Lane-crossing or not makes no difference on KNL, e.g. vpermilps
and vpermps
are both fast (1c throughput, 3-6c latency), but vpermi2ps
and vshufps
are both slow (2c throughput, 4-7c latency). I don't see any exceptions to that for instructions where KNL supports an AVX512 version. (i.e. not counting AVX2 vpshufb
, i.e. pretty much anything with 32-bit or larger granularity).
vinserti32x4
and so on (insert/extract with granularity of at least 128b) is a 2-input shuffle for insert, but is fast: 3-6c lat / 1c tput. But extract-to-memory is multiple uops and causes a decode bottleneck: e.g. VEXTRACTF32X4 m128,z
is 4 uops, one per 8c throughput. (mostly because of decode).
vcompress/ps/d
, vpcompressd/q
and v[p]expandd/q/ps/pd
are 1 uop, 3-6c latency. (vs. 2 uops on SKX). But throughput is only one per 3c: Agner doesn't indicate whether this ties up the whole shuffle unit for 2c, or if only this part is not fully pipelined.
AVX2 byte/word shuffles are very slow for 256b operand-size: pshufb xmm
is 5 uops / 10c throughput, vpshufb ymm
is 12 uops / 12c throughput. (MMX pshufb mm
is 1 uop, 2-6c latency, 1c throughput, so I guess the byte-granularity shuffle unit is 64b wide.)
pshuflw xmm
is 1 uop fast, but vpshuflw ymm
is 4 uops, 8c throughput.
Video encoding on KNL might be barely worth it with 128-bit AVX (vpsadbw xmm
is fast), but AVX2 ymm instructions are generally slower than using more 1 uop xmm instructions.
movss/sd xmm,xmm
is a blend, not a shuffle, and has 0.5c throughput / 2c latency.

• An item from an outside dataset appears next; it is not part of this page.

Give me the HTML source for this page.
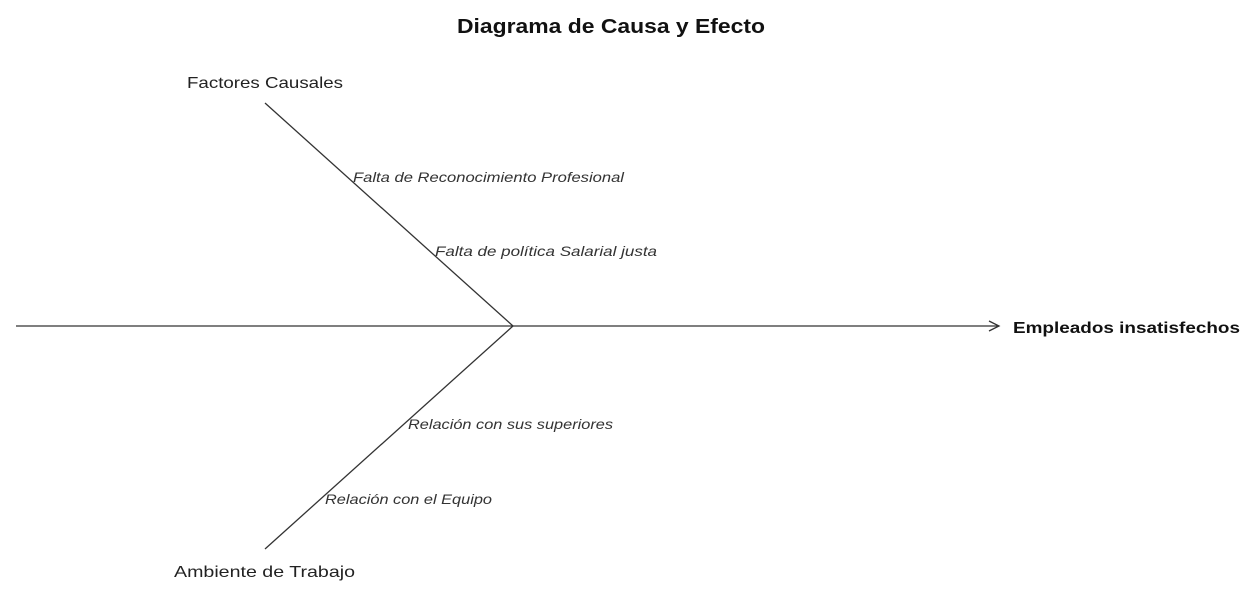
<!DOCTYPE html>
<html><head><meta charset="utf-8"><style>
html,body{margin:0;padding:0;background:#fff;}
svg{display:block;font-family:"Liberation Sans","DejaVu Sans",sans-serif;}
</style></head><body>
<svg width="1252" height="603" viewBox="0 0 1252 603" xmlns="http://www.w3.org/2000/svg">
<text x="457" y="33" font-size="20" font-weight="bold" fill="#111" textLength="308" lengthAdjust="spacingAndGlyphs">Diagrama de Causa y Efecto</text>
<line x1="16" y1="326" x2="999" y2="326" stroke="#333" stroke-width="1.3"/>
<polyline points="989,321 999,326 989,331" fill="none" stroke="#333" stroke-width="1.3"/>
<text x="1013" y="333" font-size="16" font-weight="bold" fill="#111" textLength="227" lengthAdjust="spacingAndGlyphs">Empleados insatisfechos</text>
<line x1="265" y1="103" x2="513" y2="326" stroke="#333" stroke-width="1.3"/>
<line x1="513" y1="326" x2="265" y2="549" stroke="#333" stroke-width="1.3"/>
<text x="187" y="88" font-size="16" fill="#222" textLength="156" lengthAdjust="spacingAndGlyphs">Factores Causales</text>
<text x="174" y="577" font-size="16" fill="#222" textLength="181" lengthAdjust="spacingAndGlyphs">Ambiente de Trabajo</text>
<g font-size="14" font-style="italic" fill="#333">
<text x="353" y="182" textLength="271" lengthAdjust="spacingAndGlyphs">Falta de Reconocimiento Profesional</text>
<text x="435" y="256" textLength="222" lengthAdjust="spacingAndGlyphs">Falta de política Salarial justa</text>
<text x="408" y="429" textLength="205" lengthAdjust="spacingAndGlyphs">Relación con sus superiores</text>
<text x="325" y="504" textLength="167" lengthAdjust="spacingAndGlyphs">Relación con el Equipo</text>
</g>
</svg>
</body></html>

vpunpcklbw / wd are super slow (except the xmm version), but DQ and QDQ are the regular speed even for ymm / zmm operand size. (2c throughput / 4-7c latency, because it's a 2-input shuffle).
vpmovzx
is 3c latency (not 3-6c?) and 2c throughput even for vpmovzxbw
. vpmovsx
is slower: 2 uops and thus a decode bottleneck, making it 8c latency and 7c throughput. The narrowing truncate instructions (vpmovqb
and so on) are 1 uop, 3c lat / 1c tput, but the narrowing saturate instructions are 2 uops and thus slow. Agner didn't test them with a memory destination.